Şimdi kısaca sürüm oluşturulurken dikkat edilmesi gereken konulara değinmek istiyorum. Bunlar:
- fileutils-1.0.0.jar şeklinde yeni bir sürüm oluşturulduktan sonra, bu sürüm dosyasının değişikliğe uğramaması için gerekli tüm tedbirler alınmalıdır. Örneğin birisi fileutils-2.1.0.jar sürümünü alıp, fileutils-1.0.0.jar şeklinde degistirdikten sonra, bu sürümü fileutils-1.0.0.jar olarak deklare edememelidir. Kullanıcılar ilk etapta versiyon numarasına bakarak, hangi sürümü kullanmaları gerektiğine karar verirler. Sürüm numarasının sürüm içinde olan fonksiyonları ve değişiklikleri yansıtmaması durumunda, kullanıcılar potansiyel API değişikliklerinden dolayi çalışmaz hale gelebilirler.
- Yeni bir kütüphanenin sürüm numarası 0.1.0 ile başlamalıdır. 0.0.1 sürüm numarası oluşan yeni kütüphane için bugfix yapıldığı anlamına gelir ki bu doğru değildir.
- Bir fonksiyon kütüphanesinin değişik versiyonları bir yazılım deposu (repository) bünyesinde kullanım için tutulmalıdır. Bu şekilde kullanıcılar API değişikliklerinde yeni sürümü kullanmak zorunda bırakılmazlar. Hangi sürümü kullanacağına kullanıcı karar verebilmelidir.

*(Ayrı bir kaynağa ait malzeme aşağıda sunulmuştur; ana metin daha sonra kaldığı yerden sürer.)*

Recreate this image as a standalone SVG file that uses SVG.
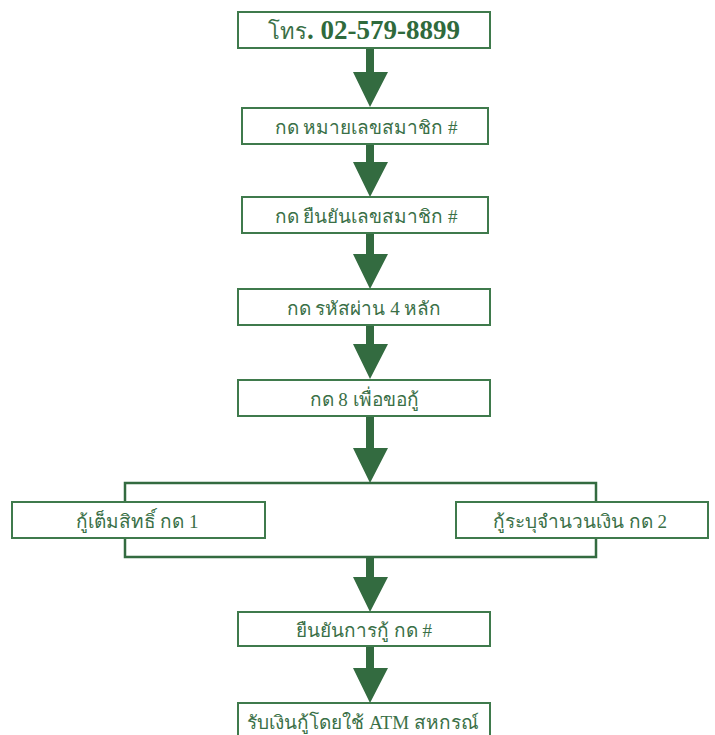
<svg xmlns="http://www.w3.org/2000/svg" width="715" height="735" viewBox="0 0 715 735">
<defs>
<style>
.box{fill:#ffffff;stroke:#3f7a4c;stroke-width:2}
.ln{fill:none;stroke:#336b40;stroke-width:2.5}
.arr{fill:#336b40}
.t{font-family:"Liberation Serif","DejaVu Serif",serif;font-size:19px;fill:#3a7047;text-anchor:middle}
.tb{font-family:"Liberation Serif","DejaVu Serif",serif;font-size:27px;font-weight:bold;fill:#2f6a3c}
</style>
</defs>
<rect width="715" height="735" fill="#ffffff"/>
<g id="connectors">
<polygon class="arr" points="366,48 374,48 374,72 388,72 370,107 353,72 366,72"/>
<polygon class="arr" points="366,144 374,144 374,162 388,162 370,197 353,162 366,162"/>
<polygon class="arr" points="366,233 374,233 374,254 388,254 370,289 353,254 366,254"/>
<polygon class="arr" points="366,325 374,325 374,344 388,344 370,379 353,344 366,344"/>
<polygon class="arr" points="366,416 374,416 374,448 388,448 370,483 353,448 366,448"/>
<path class="ln" d="M125,557 V483 H596 V557 Z"/>
<polygon class="arr" points="366,557 374,557 374,577 388,577 370,612 353,577 366,577"/>
<polygon class="arr" points="366,646 374,646 374,668 388,668 370,703 353,668 366,668"/>
</g>
<g id="n1"><rect class="box" x="238" y="12" width="252" height="36"/>
<text x="364" y="39" text-anchor="middle"><tspan class="t" style="font-size:22px">โทร</tspan><tspan class="tb">. 02-579-8899</tspan></text></g>
<g id="n2"><rect class="box" x="242" y="108" width="246" height="36"/><text class="t" x="366" y="134">กด หมายเลขสมาชิก #</text></g>
<g id="n3"><rect class="box" x="242" y="197" width="246" height="36"/><text class="t" x="366" y="223">กด ยืนยันเลขสมาชิก #</text></g>
<g id="n4"><rect class="box" x="238" y="289" width="252" height="36"/><text class="t" x="364" y="315">กด รหัสผ่าน 4 หลัก</text></g>
<g id="n5"><rect class="box" x="238" y="380" width="252" height="36"/><text class="t" x="364" y="406">กด 8 เพื่อขอกู้</text></g>
<g id="n6"><rect class="box" x="12" y="502" width="253" height="36"/><text class="t" x="137" y="528">กู้เต็มสิทธิ์ กด 1</text></g>
<g id="n7"><rect class="box" x="456" y="502" width="252" height="36"/><text class="t" x="580" y="528">กู้ระบุจำนวนเงิน กด 2</text></g>
<g id="n8"><rect class="box" x="238" y="612" width="252" height="34"/><text class="t" x="364" y="637">ยืนยันการกู้ กด #</text></g>
<g id="n9"><rect class="box" x="238" y="703" width="252" height="40"/><text class="t" x="363" y="729">รับเงินกู้โดยใช้ ATM สหกรณ์</text></g>
</svg>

Bir sürüm dosyasına baktığımızda, içinde neler olduğunu ilk bakışta görmek mümkün degildir. Versiyon numaraları kullanılarak, hangi sürüm dosyasının kullanılabileceğini kestirmek mümkün hale gelmektedir.
EOF (End Of Fun)
Özcan Acar
Yorumlar
“Versiyon ve Sürüm Numaraları Nasıl Oluşturulur?” için 4 yanıt
Ellerinize sağlık, anlaşılır, sade ve oldukça bilgilendirici bir yazı olmuş.
Teşekkür ediyorum.
Harika bir yazı yeni bir genel kültür edindim sağolasın abicim.
Bu yazı bir harika dostum 🙂
Kıymetli bilgileriniz için teşekkürler hocam.